Over the summer I went to Portland. At that point in my life I really couldn’t have cared less about doughnuts. It was a kind of food that I never really even thought about. I had heard about Vodoo Doughnuts but I didn’t add it to my mental “must go” list. That all changed when my friend came to pick me up and take me to Washington. She really wanted to go to voodoo before we left town, and so we went to the one downtown. They had a line around the block in the middle of the afternoon and I couldn’t believe it. We went to the second location and found no line and a whole assortment of vegan doughnuts for me. It was one of those moments where your life changes forever and you know it is never going to be the same again.

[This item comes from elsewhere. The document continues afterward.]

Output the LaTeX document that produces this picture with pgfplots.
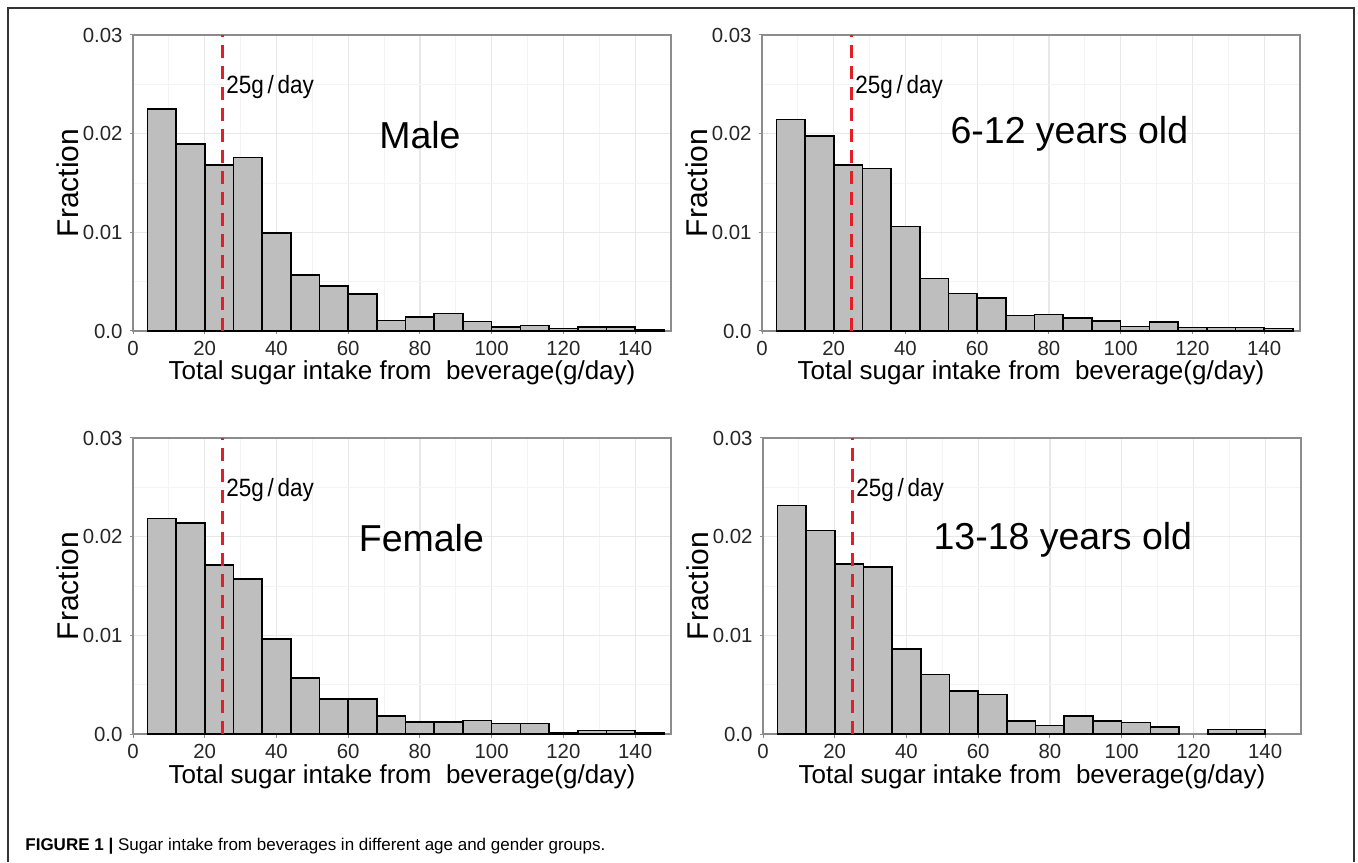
\documentclass[border=0pt]{standalone}
\usepackage{pgfplots}
\pgfplotsset{compat=1.18}
\usepackage{fontspec}
\setmainfont{Liberation Sans}

\definecolor{barfill}{RGB}{190,190,190}
\definecolor{refred}{RGB}{228,30,38}
\definecolor{gridmaj}{RGB}{232,232,232}
\definecolor{gridmin}{RGB}{244,244,244}
\definecolor{framegray}{RGB}{140,140,140}

\pgfplotsset{
  panel/.style={
    scale only axis, width=269pt, height=148pt,
    anchor=south west,
    xmin=0, xmax=150, ymin=0, ymax=0.03,
    xtick={0,20,...,140}, xticklabels={0,20,40,60,80,100,120,140},
    ytick={0,0.01,0.02,0.03}, yticklabels={0.0,0.01,0.02,0.03},
    minor xtick={10,30,...,150}, minor ytick={0.005,0.015,0.025},
    scaled y ticks=false,
    grid=both,
    major grid style={gridmaj, line width=0.6pt},
    minor grid style={gridmin, line width=0.4pt},
    minor tick length=0pt,
    major tick length=1.75pt,
    tick align=outside, tick pos=left,
    tick style={framegray, line width=0.5pt},
    axis line style={framegray, line width=0.6pt},
    tick label style={font=\fontsize{10.2}{12}\selectfont, text=black!85, inner sep=1.5pt},
    xticklabel style={yshift=-1.8pt},
    yticklabel style={xshift=-1.8pt},
    clip=false,
  },
  hist/.style={ybar interval, fill=barfill, draw=black, line width=0.8pt},
  cut/.style={draw=refred, line width=1.5pt, dash pattern=on 6.5pt off 4pt},
}
\tikzset{
  cutlabel/.style={anchor=base west, inner sep=0pt, xscale=0.9, font=\fontsize{12.5}{14}\selectfont},
  grouplabel/.style={anchor=base, font=\fontsize{18.75}{22}\selectfont},
  ylab/.style={rotate=90, anchor=base, inner sep=0pt, font=\fontsize{15}{17}\selectfont},
  xlab/.style={anchor=base, inner sep=0pt, font=\fontsize{13}{16}\selectfont},
}

\begin{document}
\begin{tikzpicture}
  \useasboundingbox (0,0) rectangle (679pt,431pt);
  % outer frame of the figure
  \draw[black!80, line width=0.8pt] (4pt,0pt) -- (4pt,427pt) -- (677pt,427pt) -- (677pt,0pt);

  % Male
  \begin{axis}[panel, at={(66.5pt,265.5pt)}]
    \addplot[hist] coordinates {
      (4,0.02252) (12,0.01894) (20,0.01681) (28,0.01759) (36,0.00994)
      (44,0.00565) (52,0.00453) (60,0.00372) (68,0.00105) (76,0.00139)
      (84,0.00179) (92,0.00095) (100,0.00041) (108,0.00054) (116,0.00027)
      (124,0.00041) (132,0.00041) (140,0.00014) (148,0.00014)
    };
    \addplot[cut] coordinates {(25,0) (25,0.03)};
    \node[cutlabel] at (axis cs:25.9,0.0241) {25g\,/\,day};
    \node[grouplabel] at (axis cs:80,0.0185) {Male};
    \node[ylab] at ([xshift=-27.5pt]rel axis cs:0,0.5) {Fraction};
    \node[xlab] at ([yshift=-24.5pt]rel axis cs:0.5,0) {Total sugar intake from\ \ beverage(g/day)};
  \end{axis}

  % 6-12 years old
  \begin{axis}[panel, at={(381pt,265.5pt)}]
    \addplot[hist] coordinates {
      (4,0.02144) (12,0.01978) (20,0.01681) (28,0.01647) (36,0.01058)
      (44,0.00534) (52,0.00379) (60,0.00335) (68,0.00159) (76,0.00166)
      (84,0.00129) (92,0.00101) (100,0.00047) (108,0.00091) (116,0.00034)
      (124,0.00034) (132,0.00034) (140,0.00024) (148,0.00024)
    };
    \addplot[cut] coordinates {(25,0) (25,0.03)};
    \node[cutlabel] at (axis cs:25.9,0.0241) {25g\,/\,day};
    \node[grouplabel] at (axis cs:85.7,0.0190) {6-12 years old};
    \node[ylab] at ([xshift=-27.5pt]rel axis cs:0,0.5) {Fraction};
    \node[xlab] at ([yshift=-24.5pt]rel axis cs:0.5,0) {Total sugar intake from\ \ beverage(g/day)};
  \end{axis}

  % Female
  \begin{axis}[panel, at={(66.5pt,64pt)}]
    \addplot[hist] coordinates {
      (4,0.02183) (12,0.02139) (20,0.01712) (28,0.01569) (36,0.00963)
      (44,0.00566) (52,0.00353) (60,0.00353) (68,0.00180) (76,0.00122)
      (84,0.00122) (92,0.00136) (100,0.00108) (108,0.00108) (116,0.00010)
      (124,0.00037) (132,0.00037) (140,0.00010) (148,0.00010)
    };
    \addplot[cut] coordinates {(25,0) (25,0.03)};
    \node[cutlabel] at (axis cs:25.9,0.0241) {25g\,/\,day};
    \node[grouplabel] at (axis cs:80.4,0.0185) {Female};
    \node[ylab] at ([xshift=-27.5pt]rel axis cs:0,0.5) {Fraction};
    \node[xlab] at ([yshift=-24.5pt]rel axis cs:0.5,0) {Total sugar intake from\ \ beverage(g/day)};
  \end{axis}

  % 13-18 years old
  \begin{axis}[panel, at={(381.5pt,64pt)}]
    \addplot[hist] coordinates {
      (4,0.02315) (12,0.02061) (20,0.01722) (28,0.01692) (36,0.00861)
      (44,0.00603) (52,0.00434) (60,0.00400) (68,0.00129) (76,0.00085)
      (84,0.00183) (92,0.00129) (100,0.00115) (108,0.00068) (116,0.00068)
    };
    \addplot[hist] coordinates {
      (124,0.00047) (132,0.00047) (140,0.00047)
    };
    \addplot[cut] coordinates {(25,0) (25,0.03)};
    \node[cutlabel] at (axis cs:25.9,0.0241) {25g\,/\,day};
    \node[grouplabel] at (axis cs:83.6,0.0187) {13-18 years old};
    \node[ylab] at ([xshift=-27.5pt]rel axis cs:0,0.5) {Fraction};
    \node[xlab] at ([yshift=-24.5pt]rel axis cs:0.5,0) {Total sugar intake from\ \ beverage(g/day)};
  \end{axis}

  % caption
  \node[anchor=base west, font=\fontsize{8.5}{10}\selectfont, inner sep=0pt] at (12.5pt,6pt)
    {\textbf{FIGURE 1 |} Sugar intake from beverages in different age and gender groups.};
\end{tikzpicture}
\end{document}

They had every kind of doughnut I have ever seen and they were all vegan! They even had voodoo doll shaped doughnuts that came with a little pretzel to stab him with. I had a chocolate covered cream filled doughnut and it brought me right back to Mel-O-Cream Doughnuts which is the only place I ever had doughnuts as a kid. They had these little tiny trays for your doughnut and it was always a very special treat. In high school we would go there sometimes at 4 in the morning when they just opened for a late night snack. They were glorious, the perfect example of a fresh, sugary, comforting doughnut. I realized that after I left Springfield doughnuts weren’t special anymore; good but not something to be sought out. I think I blocked them out. The voodoo doughnut transported me back to another time and I didn’t want it to end.
When I got back to Austin after my experience I saw the prominently marked “Vegan Doughnuts” staring at me while I waited in the taco line at Whole Foods. I knew they wouldn’t be as good as voodoo but every time I went back, there they were taunting me. I finally tried one expecting something like Dunkin Donuts or a Krispey Kreme. These doughnuts can’t even began to compete on even that level. It isn’t even as good as one of those doughnut that you get at the gas station that is wrapped in a plastic wrapper and has been on the shelf for 2 years. In a word, disappointing. If they weren’t labeled doughnut I never would have guessed from taste that that is what they were. I think Melisser described it best in a recent post on the Urban Housewife when she wrote that they reminded her of a dinner roll. The worst part about it is that I imagine all sorts of people trying this doughnut because Whole Foods is a really popular place and thinking that this is the best vegans can do. I imagine someone thinking “huh Vegan doughnut, sounds crazy but I will give it a try. good god, I was right that vegan stuff is always gross”. Or that young vegan kid, out with his friends for the first time downtown. They decide to go for doughnuts and he tells them they should go to Whole Foods because he can eat the doughnuts there. Those kids would probably make fun of him for the rest of his life. Maybe he would even get beat up. Is that what you want Whole Foods? To be responsible for anti-vegan violence? This is not the best veganism can be!
Thank God that sitting right next to those doughnuts is the true love of my life, the breakfast taco. I promise I will never stray from you again.I did see a new doughnut cart, though, on Lamar, I am holding out hope that I will have vegan doughnuts again!